- Set task
Leave out any pictures and transcribe all other data below exactly.

══════════════════════════════

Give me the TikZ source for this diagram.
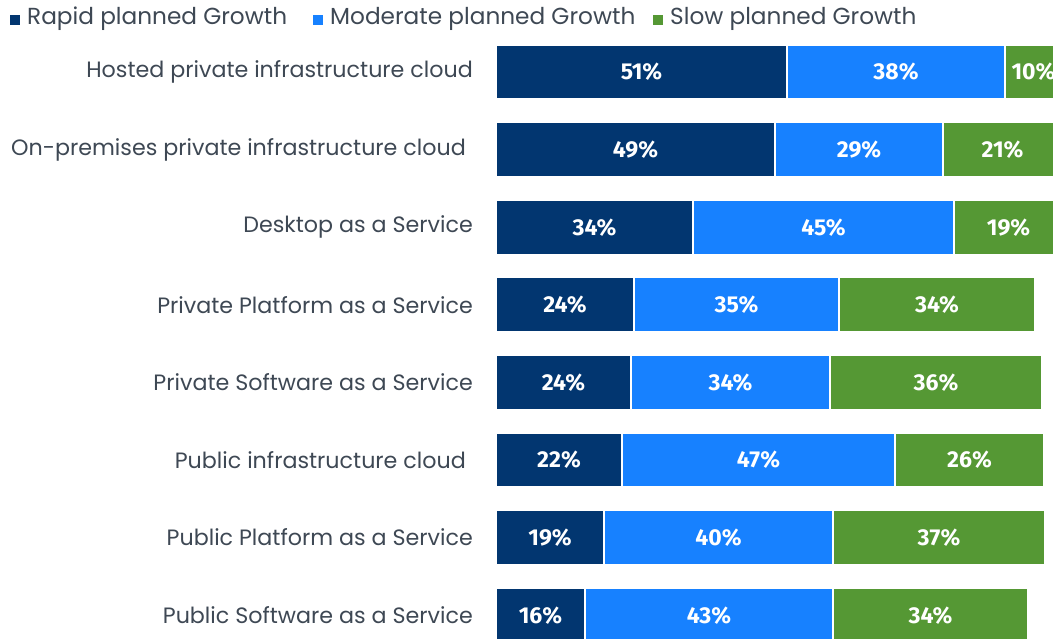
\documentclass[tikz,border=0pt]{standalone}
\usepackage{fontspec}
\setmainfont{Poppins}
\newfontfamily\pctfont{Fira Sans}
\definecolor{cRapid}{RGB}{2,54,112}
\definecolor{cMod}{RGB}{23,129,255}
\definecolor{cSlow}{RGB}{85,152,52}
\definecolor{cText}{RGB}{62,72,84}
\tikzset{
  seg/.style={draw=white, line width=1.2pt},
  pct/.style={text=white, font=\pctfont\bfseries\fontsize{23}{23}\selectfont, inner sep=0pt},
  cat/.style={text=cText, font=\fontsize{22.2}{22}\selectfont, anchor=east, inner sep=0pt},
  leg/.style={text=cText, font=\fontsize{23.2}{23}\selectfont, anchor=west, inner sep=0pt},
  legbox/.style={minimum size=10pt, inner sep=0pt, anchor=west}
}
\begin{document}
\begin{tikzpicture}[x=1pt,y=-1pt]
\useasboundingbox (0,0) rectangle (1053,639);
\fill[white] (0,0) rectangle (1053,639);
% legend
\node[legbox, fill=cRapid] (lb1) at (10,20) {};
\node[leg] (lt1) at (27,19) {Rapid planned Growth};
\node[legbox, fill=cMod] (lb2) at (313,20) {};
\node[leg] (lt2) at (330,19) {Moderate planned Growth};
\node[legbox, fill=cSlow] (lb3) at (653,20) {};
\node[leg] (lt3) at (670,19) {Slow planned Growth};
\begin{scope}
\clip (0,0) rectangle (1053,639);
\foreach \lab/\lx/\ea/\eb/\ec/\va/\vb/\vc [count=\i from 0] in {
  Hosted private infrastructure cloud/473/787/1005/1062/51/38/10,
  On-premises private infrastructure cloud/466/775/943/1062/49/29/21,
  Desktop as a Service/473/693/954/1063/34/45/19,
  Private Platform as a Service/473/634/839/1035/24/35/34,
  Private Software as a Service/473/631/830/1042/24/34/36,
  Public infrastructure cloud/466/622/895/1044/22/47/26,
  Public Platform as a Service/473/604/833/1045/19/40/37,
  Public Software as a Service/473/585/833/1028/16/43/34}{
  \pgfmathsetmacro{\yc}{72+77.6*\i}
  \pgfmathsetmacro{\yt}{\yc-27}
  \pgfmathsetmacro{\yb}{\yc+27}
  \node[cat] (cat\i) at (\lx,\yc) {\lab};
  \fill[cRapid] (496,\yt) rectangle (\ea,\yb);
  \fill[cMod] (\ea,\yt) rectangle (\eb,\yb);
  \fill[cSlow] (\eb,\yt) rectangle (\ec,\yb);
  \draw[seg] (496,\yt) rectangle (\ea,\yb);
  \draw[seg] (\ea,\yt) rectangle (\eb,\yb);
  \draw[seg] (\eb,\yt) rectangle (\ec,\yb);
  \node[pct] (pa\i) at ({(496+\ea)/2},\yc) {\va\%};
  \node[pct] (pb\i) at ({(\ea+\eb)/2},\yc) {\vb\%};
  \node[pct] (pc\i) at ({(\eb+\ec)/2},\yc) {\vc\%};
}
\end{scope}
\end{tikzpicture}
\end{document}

══════════════════════════════

- Solution to the problem
Give me the TikZ source for this diagram.
\documentclass[tikz,border=0pt]{standalone}
\usepackage{fontspec}
\setmainfont{Poppins}
\newfontfamily\pctfont{Fira Sans}
\definecolor{cRapid}{RGB}{2,54,112}
\definecolor{cMod}{RGB}{23,129,255}
\definecolor{cSlow}{RGB}{85,152,52}
\definecolor{cText}{RGB}{62,72,84}
\tikzset{
  seg/.style={draw=white, line width=1.2pt},
  pct/.style={text=white, font=\pctfont\bfseries\fontsize{23}{23}\selectfont, inner sep=0pt},
  cat/.style={text=cText, font=\fontsize{22.2}{22}\selectfont, anchor=east, inner sep=0pt},
  leg/.style={text=cText, font=\fontsize{23.2}{23}\selectfont, anchor=west, inner sep=0pt},
  legbox/.style={minimum size=10pt, inner sep=0pt, anchor=west}
}
\begin{document}
\begin{tikzpicture}[x=1pt,y=-1pt]
\useasboundingbox (0,0) rectangle (1053,639);
\fill[white] (0,0) rectangle (1053,639);
% legend
\node[legbox, fill=cRapid] (lb1) at (10,20) {};
\node[leg] (lt1) at (27,19) {Rapid planned Growth};
\node[legbox, fill=cMod] (lb2) at (313,20) {};
\node[leg] (lt2) at (330,19) {Moderate planned Growth};
\node[legbox, fill=cSlow] (lb3) at (653,20) {};
\node[leg] (lt3) at (670,19) {Slow planned Growth};
\begin{scope}
\clip (0,0) rectangle (1053,639);
\foreach \lab/\lx/\ea/\eb/\ec/\va/\vb/\vc [count=\i from 0] in {
  Hosted private infrastructure cloud/473/787/1005/1062/51/38/10,
  On-premises private infrastructure cloud/466/775/943/1062/49/29/21,
  Desktop as a Service/473/693/954/1063/34/45/19,
  Private Platform as a Service/473/634/839/1035/24/35/34,
  Private Software as a Service/473/631/830/1042/24/34/36,
  Public infrastructure cloud/466/622/895/1044/22/47/26,
  Public Platform as a Service/473/604/833/1045/19/40/37,
  Public Software as a Service/473/585/833/1028/16/43/34}{
  \pgfmathsetmacro{\yc}{72+77.6*\i}
  \pgfmathsetmacro{\yt}{\yc-27}
  \pgfmathsetmacro{\yb}{\yc+27}
  \node[cat] (cat\i) at (\lx,\yc) {\lab};
  \fill[cRapid] (496,\yt) rectangle (\ea,\yb);
  \fill[cMod] (\ea,\yt) rectangle (\eb,\yb);
  \fill[cSlow] (\eb,\yt) rectangle (\ec,\yb);
  \draw[seg] (496,\yt) rectangle (\ea,\yb);
  \draw[seg] (\ea,\yt) rectangle (\eb,\yb);
  \draw[seg] (\eb,\yt) rectangle (\ec,\yb);
  \node[pct] (pa\i) at ({(496+\ea)/2},\yc) {\va\%};
  \node[pct] (pb\i) at ({(\ea+\eb)/2},\yc) {\vb\%};
  \node[pct] (pc\i) at ({(\eb+\ec)/2},\yc) {\vc\%};
}
\end{scope}
\end{tikzpicture}
\end{document}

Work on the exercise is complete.